In 2003, the United States invaded Iraq on the obviously false pretext of weapons of mass destruction. A claimed intent to democratize the region was manufactured later, and credulously clung to by analysts who should know better. If Cohen thinks Islam has struggled to come to terms with modernity, perhaps it’s because modernity wasn’t the abstract arrival of a set of concepts in a classroom, but repeated and horrific invasions by far more modern armies with air forces that could not be challenged, and long-distance strike capacities that made them all but impregnable. That superiority perhaps fooled us into thinking there could be no downsides.
We could invade, we could meddle, we could harm, we could ravage, but we wouldn’t actually see any consequences. Our country has tilted towards fascism after several dangerous, but by no means existentially threatening, terrorist attacks; is it really surprising that countries that have all but been destroyed, several times over, harbor and sustain irredentist, apocalyptic terrorist movements? Determining whether Mateen was himself directly “radicalized,” as the term goes, by these events is kind of like determining if a specific weather event was the result of climate change. We speak of broad patterns, but our assuredness breaks down at the granular level.
But it does look like a World war all the same.
In 1979, the Soviet Union, an empire made up of what are today 15 nations, invaded Afghanistan; the U.S. worked with Pakistan, Saudi Arabia, and other countries, like Egypt and China, to offer assistance and arms to mujahidin fighters to resist and defeat that occupation. In 2003, the United States mustered a coalition of some forty-nine countries, which was strong enough to swiftly topple Iraq’s government, but not strong enough to pacify Iraq, establish a new government, or secure it from foreign fighters.
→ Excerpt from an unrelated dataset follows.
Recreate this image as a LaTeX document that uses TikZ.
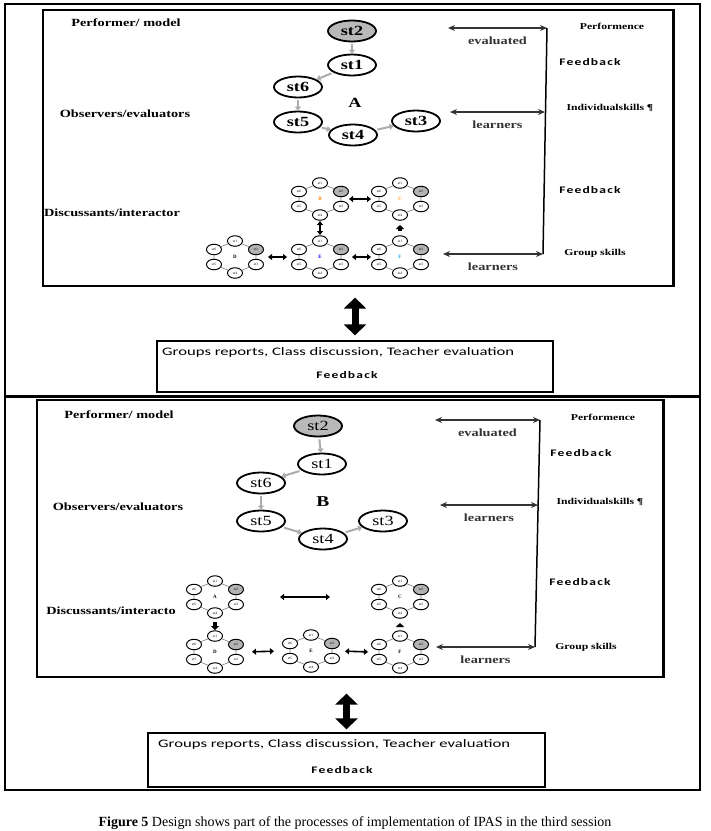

Jihadists poured into Iraq, intent on creating havoc; newly empowered Shi’a forces often allied with Iran. This has long been a global conflict, though we have trouble seeing that because we tend not to pay close attention to our foreign policy decisions. If, after all, Cohen can’t seem to understand that the last few decades has seen a mess made of the Middle East by international actors of vastly disproportionate capacity, then is it any wonder many Americans experience the rise of international terrorism as an event without material causes? To point this out is not intended to say one part of the world has greater blame than another, but to insist on the origins of the present conflict, so that we might actually end it.
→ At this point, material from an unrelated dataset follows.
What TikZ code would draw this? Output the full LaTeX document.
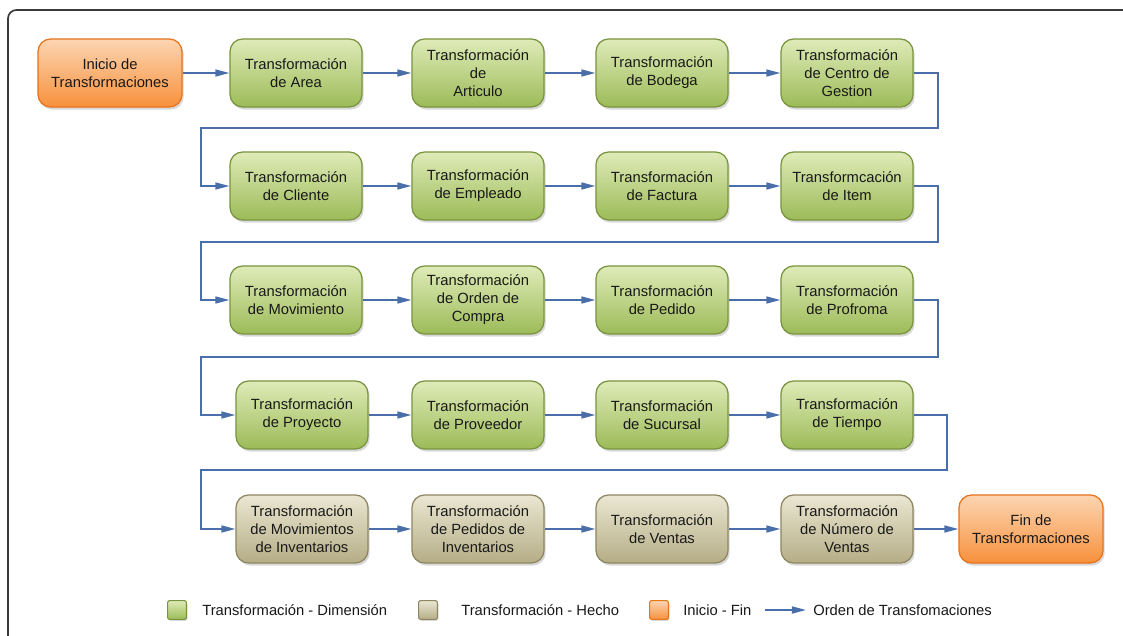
\documentclass[tikz,border=0pt]{standalone}
\usepackage{fontspec}
\setmainfont{Liberation Sans}
\usetikzlibrary{arrows.meta,shadows}

\definecolor{dimtop}{HTML}{DFEBB8}
\definecolor{dimbot}{HTML}{9CBB58}
\definecolor{dimline}{HTML}{7A9540}
\definecolor{hectop}{HTML}{EAE7D2}
\definecolor{hecbot}{HTML}{B5AD86}
\definecolor{hecline}{HTML}{8E8762}
\definecolor{initop}{HTML}{FCD5B2}
\definecolor{inibot}{HTML}{F7913C}
\definecolor{iniline}{HTML}{E8741C}
\definecolor{flowblue}{HTML}{4A6EA9}
\definecolor{framegray}{HTML}{3A3A3A}

\tikzset{
	tbox/.style={draw, line width=0.9pt, rounded corners=9pt,
		minimum width=3.3cm, minimum height=1.7cm, align=center,
		font=\fontsize{10.5}{12.8}\selectfont, text=black!90,
		drop shadow={shadow xshift=1.2pt, shadow yshift=-1.8pt, opacity=0.3}},
	dimension/.style={tbox, draw=dimline, top color=dimtop, bottom color=dimbot},
	hecho/.style={tbox, draw=hecline, top color=hectop, bottom color=hecbot},
	iniciofin/.style={tbox, draw=iniline, top color=initop, bottom color=inibot, minimum width=3.6cm},
	keybox/.style={draw, line width=0.8pt, rounded corners=1.5pt, minimum size=0.47cm, inner sep=0pt,
		drop shadow={shadow xshift=0.8pt, shadow yshift=-1pt, opacity=0.3}},
	keytext/.style={anchor=west, inner sep=0pt, font=\fontsize{10.5}{12.8}\selectfont, text=black!90},
	flow/.style={draw=flowblue, line width=1.1pt, -{Triangle[length=10pt,width=5pt]}}
}

\begin{document}
\begin{tikzpicture}[x=0.025cm, y=-0.025cm]
		\useasboundingbox (0,0) rectangle (1123,636);
		\fill[white] (0,0) rectangle (1123,636);
		\begin{scope}
			\clip (0,0) rectangle (1123,636);
			\draw[framegray, line width=1.2pt, rounded corners=6pt] (8,10) rectangle (1160,680);
		\end{scope}
		
		% fila 1
		\node[iniciofin] (ini) at (110,73) {Inicio de\\Transformaciones};
		\node[dimension] (area) at (296,73) {Transformación\\de Area};
		\node[dimension] (art) at (478,73) {Transformación\\de\\Articulo};
		\node[dimension] (bod) at (662,73) {Transformación\\de Bodega};
		\node[dimension] (ges) at (847,73) {Transformación\\de Centro de\\Gestion};
		
		% fila 2
		\node[dimension] (cli) at (296,186) {Transformación\\de Cliente};
		\node[dimension] (emp) at (478,186) {Transformación\\de Empleado};
		\node[dimension] (fac) at (662,186) {Transformación\\de Factura};
		\node[dimension] (ite) at (847,186) {Transformcación\\de Item};
		
		% fila 3
		\node[dimension] (mov) at (296,300) {Transformación\\de Movimiento};
		\node[dimension] (ord) at (478,300) {Transformación\\de Orden de\\Compra};
		\node[dimension] (ped) at (662,300) {Transformación\\de Pedido};
		\node[dimension] (prf) at (847,300) {Transformación\\de Profroma};
		
		% fila 4
		\node[dimension] (pry) at (302,415) {Transformación\\de Proyecto};
		\node[dimension] (prv) at (478,415) {Transformación\\de Proveedor};
		\node[dimension] (suc) at (662,415) {Transformación\\de Sucursal};
		\node[dimension] (tie) at (847,415) {Transformación\\de Tiempo};
		
		% fila 5 (hechos)
		\node[hecho] (mvi) at (302,529) {Transformación\\de Movimientos\\de Inventarios};
		\node[hecho] (pdi) at (478,529) {Transformación\\de Pedidos de\\Inventarios};
		\node[hecho] (ven) at (662,529) {Transformación\\de Ventas};
		\node[hecho] (nve) at (847,529) {Transformación\\de Número de\\Ventas};
		\node[iniciofin] (fin) at (1031,529) {Fin de\\Transformaciones};
		
		% orden dentro de cada fila
		\foreach \a/\b in {ini/area, area/art, art/bod, bod/ges,
			cli/emp, emp/fac, fac/ite,
			mov/ord, ord/ped, ped/prf,
			pry/prv, prv/suc, suc/tie,
			mvi/pdi, pdi/ven, ven/nve, nve/fin}
			\draw[flow] (\a) -- (\b);
		
		% saltos de fila
		\coordinate (t1) at (938,128); \coordinate (s1) at (201,186);
		\coordinate (t2) at (938,242); \coordinate (s2) at (201,300);
		\coordinate (t3) at (938,357); \coordinate (s3) at (201,415);
		\coordinate (t4) at (947,470); \coordinate (s4) at (201,529);
		\draw[flow] (ges) -| (t1) -| (s1) -- (cli);
		\draw[flow] (ite) -| (t2) -| (s2) -- (mov);
		\draw[flow] (prf) -| (t3) -| (s3) -- (pry);
		\draw[flow] (tie) -| (t4) -| (s4) -- (mvi);
		
		% leyenda
		\node[keybox, draw=dimline, top color=dimtop, bottom color=dimbot] (kdim) at (177,610) {};
		\node[keytext] (ldim) at (202,610) {Transformación - Dimensión};
		\node[keybox, draw=hecline, top color=hectop, bottom color=hecbot] (khec) at (428,610) {};
		\node[keytext] (lhec) at (461,610) {Transformación - Hecho};
		\node[keybox, draw=iniline, top color=initop, bottom color=inibot] (kini) at (659,610) {};
		\node[keytext] (lini) at (683,610) {Inicio - Fin};
		\coordinate (ka) at (765,610); \coordinate (kb) at (806,610);
		\draw[flow] (ka) -- (kb);
		\node[keytext] (lord) at (813,610) {Orden de Transfomaciones};
\end{tikzpicture}
\end{document}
Various actors, from religious leaders to national politicians, invested in decisions that have only produced more violence, more harm, more mistrust, and more suspicion. It took us a lot of years to get to this point, and it’ll take us years to get out. But we only will if we accept that this is not just because Islam is undergoing an abstract civil war, but because forces that want violence, or have no response to violence, or are just oblivious to where it comes from, have been shaping the decisions too many of us have been making.
Because the scary thing is, there are people out there who want this World War to become a lot bloodier, a lot uglier, and a lot scarier.
We saw what one of them could do last weekend in Florida.